Economics plays a huge role in modern civilization. But the majority of us hit the snooze button at parties when the subject comes up. Not many people enjoy to sit there and discuss the ins and outs of economic growth. And how each country develops its own way of placing monetary value on what they use. However, there is such a thing called the “blue economy” which explores how we find value in our ocean environments.
Yes, it’s a bit weird to think about the exact value of a reef, but what this concept does is flush out the ranges of economic use for marine resources, like energy, tourism, shipping, and aquaculture. This has immense value for the future of ocean health and vitality. Because as economies grow, use of resources grow alongside them. Keith Lawrence states that when we talk about “blue economy” what they are specifically saying is, “managing the ocean in a way that it’s healthy and continues to benefit people.”

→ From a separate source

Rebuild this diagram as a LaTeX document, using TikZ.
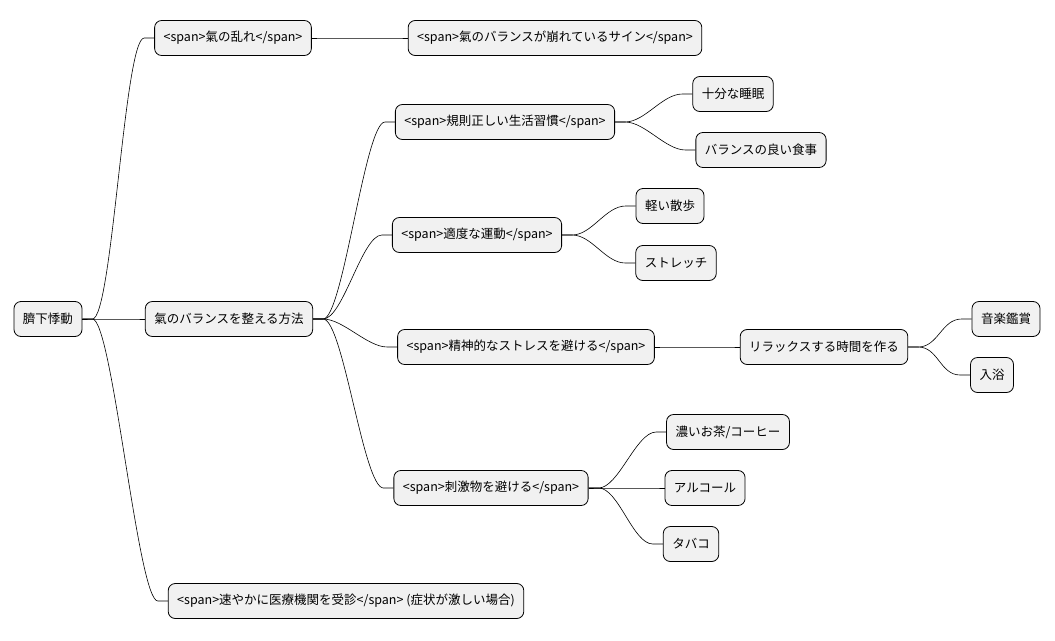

Humans have relied on our primordial ooze for millennia. Many imagining the ocean as expansive and an infinite supply of food, but that is not the case. Climate change paired with industrial fishing have caused those ‘infinite supplies’ to dwindle. The ocean, however, is so much more than the food that it provides and one area where the “blue economy” shines is in marine tourism. This is where we place value on that humpback whale your cousin saw last August.
The Blue Economy – “Use values” vs. “Non-use values”
Whale watching, in particular, provides a fairly unique way of explaining the “blue economy” as the values can be very different depending on who you are talking to. When we talk about value, we are specifically discussing the “use values” and “non-use values” of an animal or item. In this case, whales historically were valued for meat and blubber. However, now we have created higher values commercially that provide a more sustainable and ethical look at the value of a whale.
The “use value” here is that people will pay to spend hours on a boat to get a look at a breaching whale. The “non-use values” are slightly more complicated. In this case, if you never go on a whale watching tour but you still care that there are humpback whales in the wild, you’ll still care enough to make decisions to save them. This concept can get a little controversial.
Many people cringe at the thought of reducing everything down to a number. But the truth is, we deal in numbers constantly and we make these decisions daily. When you decide to allow mining in one area but not in another based on beautiful coral reefs, you are placing a higher value on those reefs. The “blue economy” actually focuses more on the people, not the ocean. When you understand what a person values most, you can use that to help provide protection and conservation for the ocean as a whole. And this is how we will be able to manage the ocean in a way that it’s healthy and continues to benefit people.